** BEGIN **

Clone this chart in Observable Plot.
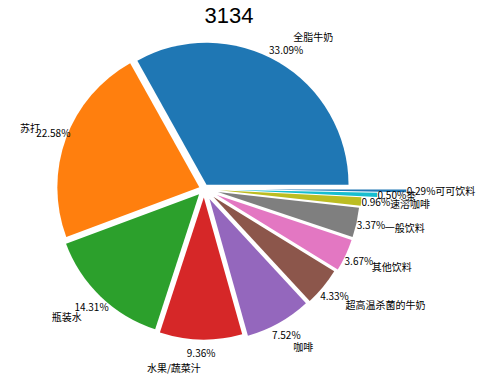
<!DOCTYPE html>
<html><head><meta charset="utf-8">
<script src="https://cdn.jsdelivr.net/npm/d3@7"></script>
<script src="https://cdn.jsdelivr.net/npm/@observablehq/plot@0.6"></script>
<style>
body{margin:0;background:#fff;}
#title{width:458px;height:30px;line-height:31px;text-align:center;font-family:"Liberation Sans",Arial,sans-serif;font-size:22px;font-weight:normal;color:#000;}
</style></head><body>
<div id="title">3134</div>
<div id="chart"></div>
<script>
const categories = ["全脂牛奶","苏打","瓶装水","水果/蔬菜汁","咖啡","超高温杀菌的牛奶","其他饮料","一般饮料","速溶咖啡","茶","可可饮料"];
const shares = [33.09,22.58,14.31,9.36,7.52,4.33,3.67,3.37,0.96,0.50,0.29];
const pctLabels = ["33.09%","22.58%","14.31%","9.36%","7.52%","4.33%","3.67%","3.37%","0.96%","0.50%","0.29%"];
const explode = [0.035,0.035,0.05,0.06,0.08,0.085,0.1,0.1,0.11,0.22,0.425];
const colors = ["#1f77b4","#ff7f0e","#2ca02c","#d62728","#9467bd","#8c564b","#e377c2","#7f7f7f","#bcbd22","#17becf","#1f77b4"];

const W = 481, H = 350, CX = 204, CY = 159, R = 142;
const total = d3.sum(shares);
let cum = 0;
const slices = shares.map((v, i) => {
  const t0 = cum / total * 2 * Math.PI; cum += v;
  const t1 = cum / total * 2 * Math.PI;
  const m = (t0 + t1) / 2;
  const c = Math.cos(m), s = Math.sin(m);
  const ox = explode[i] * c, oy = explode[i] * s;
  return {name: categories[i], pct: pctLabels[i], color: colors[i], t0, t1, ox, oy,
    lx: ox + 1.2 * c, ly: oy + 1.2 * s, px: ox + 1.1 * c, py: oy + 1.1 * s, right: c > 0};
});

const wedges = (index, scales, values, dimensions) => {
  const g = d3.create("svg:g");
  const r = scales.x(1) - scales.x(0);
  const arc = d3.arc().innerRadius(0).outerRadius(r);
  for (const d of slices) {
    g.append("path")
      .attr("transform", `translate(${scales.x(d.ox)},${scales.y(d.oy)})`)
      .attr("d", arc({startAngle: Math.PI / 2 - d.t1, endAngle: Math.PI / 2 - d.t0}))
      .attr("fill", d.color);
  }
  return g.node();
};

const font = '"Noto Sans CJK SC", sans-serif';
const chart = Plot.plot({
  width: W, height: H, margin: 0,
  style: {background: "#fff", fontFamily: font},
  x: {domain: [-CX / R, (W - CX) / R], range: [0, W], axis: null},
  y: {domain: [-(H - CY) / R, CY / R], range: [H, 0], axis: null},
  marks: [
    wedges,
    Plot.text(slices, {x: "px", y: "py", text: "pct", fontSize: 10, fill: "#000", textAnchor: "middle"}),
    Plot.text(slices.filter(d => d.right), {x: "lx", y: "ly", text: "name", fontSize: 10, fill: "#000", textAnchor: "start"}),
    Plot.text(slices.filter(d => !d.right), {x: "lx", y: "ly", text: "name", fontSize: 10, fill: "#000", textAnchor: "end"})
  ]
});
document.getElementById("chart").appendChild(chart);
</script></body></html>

** END **

• _Exercise directions_:
Each line in the data that holds the string "chart" should be found and copied.

• _Result for this exercise_:
Clone this chart in Observable Plot.
<div id="chart"></div>
const chart = Plot.plot({
document.getElementById("chart").appendChild(chart);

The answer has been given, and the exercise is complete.